USCIS provides 90 immigration benefits and issues 6,500 US green cards daily

USCIS delivers 90 types of immigration benefits, ranging from permanent residency status – also known as the green card – to refugee applications and the scheduling of visa background checks. Employing over 19,000 people, USCIS processes in the region of 23,000 applications for numerous immigration benefits, 6,500 of which are green cards issued on a daily basis

The agency adjudicates close to 200 refugee applications and naturalizes more than 3,200 new US citizens daily. Processing applications is largely done using paper documents, but since 2005, US Congress has urged the USCIS to automate its processes.

According to the DHS report, a large amount of the money spent by the USCIS trying to automate their systems went to International Business Systems, which was awarded a contract in 2008 to implement the new electronic immigration system known as ELIS.
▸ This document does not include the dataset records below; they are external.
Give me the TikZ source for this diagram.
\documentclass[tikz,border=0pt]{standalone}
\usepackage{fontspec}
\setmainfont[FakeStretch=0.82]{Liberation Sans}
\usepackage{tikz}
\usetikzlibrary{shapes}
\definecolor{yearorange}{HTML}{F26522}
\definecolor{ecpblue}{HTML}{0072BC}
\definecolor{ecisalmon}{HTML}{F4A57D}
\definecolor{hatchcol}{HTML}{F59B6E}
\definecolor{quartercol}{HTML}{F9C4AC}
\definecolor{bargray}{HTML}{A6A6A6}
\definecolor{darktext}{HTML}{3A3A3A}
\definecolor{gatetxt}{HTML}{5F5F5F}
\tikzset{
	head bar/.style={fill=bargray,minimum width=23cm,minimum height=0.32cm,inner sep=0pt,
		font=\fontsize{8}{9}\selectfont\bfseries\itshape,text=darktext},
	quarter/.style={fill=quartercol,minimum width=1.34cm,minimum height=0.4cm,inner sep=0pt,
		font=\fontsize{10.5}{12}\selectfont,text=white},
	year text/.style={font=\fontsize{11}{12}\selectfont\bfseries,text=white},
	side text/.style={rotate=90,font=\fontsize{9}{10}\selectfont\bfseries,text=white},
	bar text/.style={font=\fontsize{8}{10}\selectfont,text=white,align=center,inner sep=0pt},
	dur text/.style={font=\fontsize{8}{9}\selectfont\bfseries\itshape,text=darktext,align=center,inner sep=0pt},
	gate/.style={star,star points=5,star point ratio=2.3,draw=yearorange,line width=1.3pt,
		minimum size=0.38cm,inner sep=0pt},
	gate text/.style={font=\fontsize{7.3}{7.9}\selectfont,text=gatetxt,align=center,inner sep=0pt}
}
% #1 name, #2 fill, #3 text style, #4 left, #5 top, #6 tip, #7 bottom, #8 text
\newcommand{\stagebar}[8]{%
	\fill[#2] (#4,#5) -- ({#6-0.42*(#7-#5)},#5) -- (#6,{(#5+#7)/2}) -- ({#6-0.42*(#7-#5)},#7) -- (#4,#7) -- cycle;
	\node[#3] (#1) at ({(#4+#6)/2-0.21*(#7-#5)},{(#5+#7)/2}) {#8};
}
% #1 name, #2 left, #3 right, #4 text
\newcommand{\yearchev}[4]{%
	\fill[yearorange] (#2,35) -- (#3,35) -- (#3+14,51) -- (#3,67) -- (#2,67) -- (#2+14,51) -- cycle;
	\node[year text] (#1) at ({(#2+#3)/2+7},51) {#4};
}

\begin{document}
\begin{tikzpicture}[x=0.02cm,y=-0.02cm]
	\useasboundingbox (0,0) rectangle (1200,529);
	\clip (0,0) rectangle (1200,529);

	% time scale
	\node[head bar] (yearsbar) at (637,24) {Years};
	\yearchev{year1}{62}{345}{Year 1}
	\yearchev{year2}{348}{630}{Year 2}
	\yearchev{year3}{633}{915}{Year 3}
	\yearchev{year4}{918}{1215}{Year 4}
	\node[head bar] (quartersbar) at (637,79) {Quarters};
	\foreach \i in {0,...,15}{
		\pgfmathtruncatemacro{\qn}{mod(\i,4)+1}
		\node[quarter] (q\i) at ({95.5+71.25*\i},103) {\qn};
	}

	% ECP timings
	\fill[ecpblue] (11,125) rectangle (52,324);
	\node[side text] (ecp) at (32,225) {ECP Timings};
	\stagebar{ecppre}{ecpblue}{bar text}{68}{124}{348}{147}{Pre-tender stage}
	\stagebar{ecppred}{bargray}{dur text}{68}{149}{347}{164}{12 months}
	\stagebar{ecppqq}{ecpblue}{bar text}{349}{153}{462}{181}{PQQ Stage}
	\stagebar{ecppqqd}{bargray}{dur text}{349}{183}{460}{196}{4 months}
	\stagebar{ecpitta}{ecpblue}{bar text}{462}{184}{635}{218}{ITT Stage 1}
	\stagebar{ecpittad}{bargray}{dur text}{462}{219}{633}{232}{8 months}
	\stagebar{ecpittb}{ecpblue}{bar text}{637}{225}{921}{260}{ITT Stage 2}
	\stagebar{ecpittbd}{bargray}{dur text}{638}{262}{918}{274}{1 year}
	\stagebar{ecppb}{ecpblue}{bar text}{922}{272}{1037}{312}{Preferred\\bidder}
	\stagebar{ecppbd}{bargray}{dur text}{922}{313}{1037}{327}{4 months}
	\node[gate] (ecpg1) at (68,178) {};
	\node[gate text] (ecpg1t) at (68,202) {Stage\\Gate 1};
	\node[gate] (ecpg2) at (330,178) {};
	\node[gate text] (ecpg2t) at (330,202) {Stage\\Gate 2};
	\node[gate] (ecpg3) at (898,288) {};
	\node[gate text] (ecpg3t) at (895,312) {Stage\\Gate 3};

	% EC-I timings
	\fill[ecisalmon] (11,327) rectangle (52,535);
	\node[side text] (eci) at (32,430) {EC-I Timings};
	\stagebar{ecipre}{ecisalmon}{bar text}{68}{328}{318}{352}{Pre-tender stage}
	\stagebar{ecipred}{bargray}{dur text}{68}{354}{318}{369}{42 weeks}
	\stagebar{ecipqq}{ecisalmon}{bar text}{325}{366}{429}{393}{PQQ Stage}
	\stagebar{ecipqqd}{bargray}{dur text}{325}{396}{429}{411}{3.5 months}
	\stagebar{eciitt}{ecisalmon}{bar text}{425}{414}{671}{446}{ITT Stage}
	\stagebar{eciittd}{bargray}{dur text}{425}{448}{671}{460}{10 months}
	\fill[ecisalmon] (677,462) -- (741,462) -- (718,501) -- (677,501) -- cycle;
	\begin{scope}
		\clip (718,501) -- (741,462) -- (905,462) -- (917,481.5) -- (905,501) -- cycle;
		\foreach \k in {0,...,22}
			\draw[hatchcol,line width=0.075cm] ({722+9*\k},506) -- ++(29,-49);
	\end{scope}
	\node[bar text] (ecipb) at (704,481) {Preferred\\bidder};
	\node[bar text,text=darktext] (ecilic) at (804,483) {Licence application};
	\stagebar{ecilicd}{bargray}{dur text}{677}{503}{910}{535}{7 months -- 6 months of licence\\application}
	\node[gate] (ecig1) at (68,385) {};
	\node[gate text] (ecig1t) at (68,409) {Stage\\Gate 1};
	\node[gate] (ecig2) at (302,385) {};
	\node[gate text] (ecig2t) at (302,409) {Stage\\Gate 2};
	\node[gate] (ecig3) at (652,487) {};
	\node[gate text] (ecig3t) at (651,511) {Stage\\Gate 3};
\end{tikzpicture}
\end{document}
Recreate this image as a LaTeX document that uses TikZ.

While the USCIS carried out a partial deployment of ELIS in 2012, currently, just two of the agency's 90 immigration benefits have been made available online for customer filing, which represents less than 10 per cent of the agency's overall workload.

Attempts to automate the other 88 immigration benefits have proven unsuccessful; there continues to be serious IT related problems. The longer it takes to deal with these IT problems and implement the online automation system, the more costly the system will become, according to the DHS report.

Additional $1 billion dollars to complete online Immigration System

The DHS report predicts that the new immigration processing system will cost a further $1 billion and will take another three years to complete. More than 20 million files kept on immigrants are held in storage at the National Records Center, with the annual cost of shipping, storing and handling the paper files estimated to be $300 million a year, according to the DHS report.